Astronomers are finding a diverse range of planets. They’ve found some much bigger than Jupiter, which is the largest in our own solar system, and many where one side remains in perpetual darkness. Binary systems of two stars have also been discovered, conjuring up images like that of Luke Skywalker watching two suns setting on Tatooine in the original Star Wars film.

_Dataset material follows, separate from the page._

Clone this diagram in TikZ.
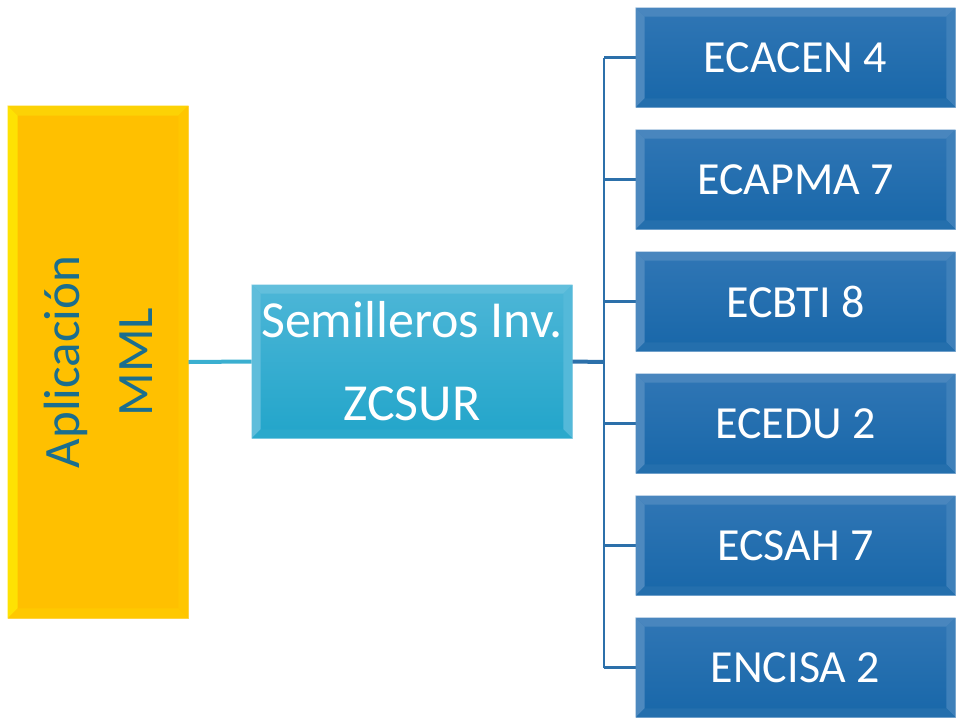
\documentclass[tikz,border=0pt]{standalone}
\usepackage{fontspec}
\setmainfont{Carlito}
\usetikzlibrary{calc}
\definecolor{ytext}{HTML}{1B6E8E}
\definecolor{yfill}{HTML}{FFC000}
\definecolor{ctop}{HTML}{4DB6D7}
\definecolor{cbot}{HTML}{22A5CA}
\definecolor{btop}{HTML}{3076B5}
\definecolor{bbot}{HTML}{1867A9}
\definecolor{cline}{HTML}{3AAFD0}
\definecolor{bline}{HTML}{2C70AA}
\newcommand{\bevelbox}[6]{%
  \fill[#3] (#1.north west) -- (#1.north east) -- ([xshift=-#2,yshift=-#2]#1.north east) -- ([xshift=#2,yshift=-#2]#1.north west) -- cycle;
  \fill[#4] (#1.north west) -- ([xshift=#2,yshift=-#2]#1.north west) -- ([xshift=#2,yshift=#2]#1.south west) -- (#1.south west) -- cycle;
  \fill[#5] (#1.north east) -- (#1.south east) -- ([xshift=-#2,yshift=#2]#1.south east) -- ([xshift=-#2,yshift=-#2]#1.north east) -- cycle;
  \fill[#6] (#1.south west) -- ([xshift=#2,yshift=#2]#1.south west) -- ([xshift=-#2,yshift=#2]#1.south east) -- (#1.south east) -- cycle;
}
\tikzset{
  ybox/.style={rectangle, inner sep=0pt, fill=yfill, draw=yfill!60!white, line width=0.8pt, minimum width=180pt, minimum height=512pt},
  cbox/.style={rectangle, inner sep=0pt, top color=ctop, bottom color=cbot, draw=ctop!50!white, line width=0.8pt, minimum width=320pt, minimum height=153pt},
  bbox/.style={rectangle, inner sep=0pt, top color=btop, bottom color=bbot, draw=btop!50!white, line width=0.8pt, minimum width=319pt, minimum height=99pt},
  ylabel/.style={rotate=90, align=center, text=ytext, font=\fontsize{51}{73}\selectfont},
  clabel/.style={align=center, text=white, font=\fontsize{52}{83}\selectfont},
  blabel/.style={text=white, font=\fontsize{46}{55}\selectfont},
  cconn/.style={draw=cline, line width=4pt},
  mconn/.style={draw=bline, line width=4pt},
  bconn/.style={draw=bline, line width=2.6pt},
}
\begin{document}
\begin{tikzpicture}[x=1pt,y=-1pt]
\useasboundingbox (0,0) rectangle (957,721);
\coordinate (bus) at (604,362);
% boxes
\node[ybox] (app) at (98,362) {};
\node[cbox] (sem) at (412,361.5) {};
\foreach \i/\y in {1/57.5,2/179.5,3/301.5,4/423.5,5/545.5,6/667.5}{
  \node[bbox] (e\i) at (795.5,\y) {};
}
% connectors
\draw[cconn] (app.east) -- (sem.west);
\draw[mconn] (sem.east) -- (bus);
\draw[bconn] (bus |- e1.west) -- (bus |- e6.west);
\foreach \i in {1,...,6}{
  \draw[bconn] (bus |- e\i.west) -- (e\i.west);
}
% bevels
\bevelbox{app}{10pt}{fill=yellow!40!yfill}{fill=yellow!70!yfill}{fill=yfill!90!yellow}{fill=yfill!88!yellow}
\bevelbox{sem}{9pt}{fill=ctop!88!white}{fill=ctop!90!white}{fill=ctop!96!white}{fill=cbot!96!white}
\foreach \i in {1,...,6}{
  \bevelbox{e\i}{9pt}{fill=btop!88!white}{fill=btop!86!white}{fill=btop!93!white}{fill=bbot!95!white}
}
% labels
\node[ylabel] at (app.center) {Aplicación\\MML};
\node[clabel] at (sem.center) {Semilleros Inv.\\ZCSUR};
\node[blabel] at (e1.center) {ECACEN 4};
\node[blabel] at (e2.center) {ECAPMA 7};
\node[blabel] at (e3.center) {ECBTI 8};
\node[blabel] at (e4.center) {ECEDU 2};
\node[blabel] at (e5.center) {ECSAH 7};
\node[blabel] at (e6.center) {ENCISA 2};
\end{tikzpicture}
\end{document}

Scientists aside, what the general public want to know is if there’s life elsewhere. For planets to potentially sustain life, they need to be within what is commonly called the Goldilocks zone. It’s like the “perfect porridge” in the fairy tale of Goldilocks and the Three Bears; neither too hot nor too cold. What makes a planet habitable is largely to do with the temperature being suitable for liquid water to exist on its surface, since water is essential to life as we know it. If a planet is too far away from its star (or stars), any water would be frozen solid. Too close and water would have evaporated away.
The size and distance of the Goldilocks zone depends on the type of star. If it’s a Sun-like star, which is considered mid-range hot, it may be quite far away. But in the case of cooler stars, like orange or red dwarfs, the habitable zone will be a lot nearer to the star.
Estimated numbers of habitable planets in the Milky Way vary a lot, from 300 million to as many as 40 billion. With further study and analysis, astronomers will eventually arrive at a figure closer to the truth. Whatever the actual number, we at least now know that there’s a lot of planets in the galaxy which are suitable for life. As we say on our home page, we’re living in exciting times.